For those who are curious…
The reason we don’t list nutritional breakdowns next to each recipe is because the numbers can change significantly depending on brands people buy and how exact the measuring is. In saying that, if you email me separately, I can provide you with my best estimations on the nutrients you would like to know more about in this recipe. I’m happy to help! 

Easy Baked Beans
Prep Time: 10 minutes
Cook Time: 30 minutes
Total Time: 40 minutes
Yield: 6 to 8 servings
Don't love soupy baked beans that make everything else on your plate soggy? This recipe is for you! Loaded with flavor and quick to assemble (with an advance prep option), I make these baked beans often as an easy side dish, and everyone is always genuinely happy to eat them! 
Ingredients
  • 4 slices bacon, optional (halved or quartered; omit for vegetarian/vegan dish)
  • 2 (15-ounce) cans pinto, navy, or other white beans, reserve ¼ cup of bean liquid and then rinse and drain
  • ¼ cup (68g) ketchup
  • ¼ cup minced onion (I typically use yellow; may use red)
  • 2 tablespoons (44g) molasses
  • 2 tablespoons (25g) brown sugar
  • 1 tablespoon (15g) yellow mustard (this is my preference but I have subbed Dijon)
  • 1 tablespoon (15ml) apple cider vinegar
  • ⅛ teaspoon cayenne pepper (this adds flavor without noticeable heat)
Instructions
  1. If using, cook the bacon in a skillet over medium heat until partially done. (This is the time to mostly cook it but not worry about crisping it.) Remove from the heat and set aside.
  2. Preheat the oven to 350℉ and grease or spray an 8-inch square or similar size baking dish. Set aside. (Tip: If you have a 9-inch ovenproof skillet, you could cook the bacon and bake the beans in the same pan. Note that a 10-inch would result in a thinner layer and the cooking time would require an adjustment.
  3. In a mixing bowl, stir together all the ingredients except the beans and optional bacon. (Prep ahead tip: The sauce may be mixed a day in advance, covered, and refrigerated. Stir in the bean liquid when resuming prep.) Add the beans and the ¼ cup bean liquid and toss until coated. (If you forgot to reserve the bean liquid, you could use chicken broth or water in a pinch.)
  4. Transfer to the prepared baking dish. Top with the bacon, if using, and cover tightly with foil. Bake for 30 minutes. At this point, the beans should be lightly saucy and ready to enjoy. However, if you’d like to further thicken or caramelize the top, you may remove the foil and either broil briefly or continue to bake another 5 to 10 minutes. Just take care not to over-bake and dry out the beans.
Notes

How do I know if the beans are done? The liquid mixture should be saucy but not soupy. If you’d like the sauce to be thicker, bake a few minutes more.

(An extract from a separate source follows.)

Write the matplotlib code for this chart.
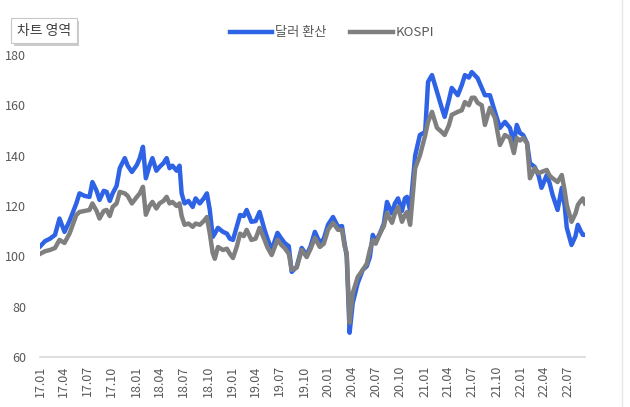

Conversely, you can avoid overcooking the beans by looking to see how saucy they are. If the sauce is drying up, remove the dish from the oven immediately. Once the sauce dries up, the beans will then begin to dry out too.

The recipe is easy to double. In that case, cook in a 9×13 pan and adjust cooking time up as needed.

If you skip the bacon, you could add ¼ to ½ teaspoon smoked paprika for a hint of smoky flavor.

If using the bacon and would like more bacony flavor throughout, you may stir 2 tablespoons of the bacon grease into the sauce.